Hannah Arendt, importante autora do pensamento político ocidental contemporâneo, faz uma análise fundamental sobre esse movimento de negação da Política. Segundo sua opinião, depois dos campos de concentração nazistas, a humanidade revelou uma capacidade de destruição nunca vista antes na história. Todavia, o fim das fábricas de cadáveres não significou a eliminação de um certo movimento "totalitário" nas relações sociais. E é justamente sobre o fim da política que esse movimento destruidor se alimenta.

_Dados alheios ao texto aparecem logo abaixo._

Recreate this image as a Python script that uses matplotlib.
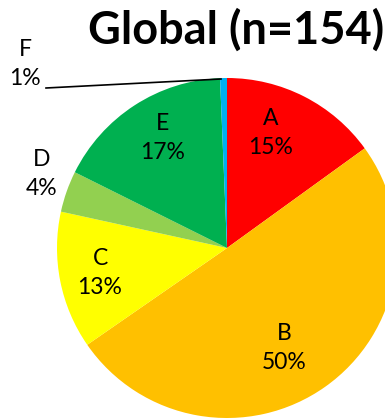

Para ela:

"Já não podemos dar-nos ao luxo de extrair aquilo que foi bom no passado e simplesmente chamá-lo de nossa herança, deixar de lado o mau e simplesmente considerá-lo um peso morto, que o tempo, por si mesmo, relegará ao esquecimento. A corrente subterrânea da história ocidental veio á luz e usurpou a dignidade de nossa tradição. Esta é a realidade em que vivemos. E é por isto que são inúteis todos os esforços de escapar do horror do presente, refugiando-se na nostalgia por um passado ainda eventualmente intacto, ou no antecipado, oblívio de um futuro melhor." (ARENDT, 1975:11)

é dentro desse raciocínio que a autora esclarece como o anti-semitismo - configurado como uma questão pontual e particular, de pouca relevância para política mundial - pôde fundamentar o movimento nazista e em seguida ser o ponto central dos campos de extermínio. Em certos momentos, ela afirmará que as fábricas de cadáveres não podem ser entendidas apenas pelo anti-semitismo, pois elas, na verdade, transcendem tal acontecimento. Em outras palavras, Arendt parece indicar um movimento "subterrâneo" da história ocidental extremamente nocivo á humanidade, no qual o anti-semitismo seria apenas o canal de fuga dessa "energia" destrutiva. O que faz pensar na possibilidade do surgimento de outras vias de vazão dessa corrente "subterrânea". Desse modo, o anti-semitismo foi apenas um desses canais, resta saber quais poderão ser os outros possíveis. Então, para a autora, o "totalitarismo" e a destruição se colocam como verdadeiros antípodas da civilização e do progresso - importantes bandeiras do Ocidente. Para a autora a única forma de conter esse constante movimento destrutivo é por meio do vinculo com o mundo da Política.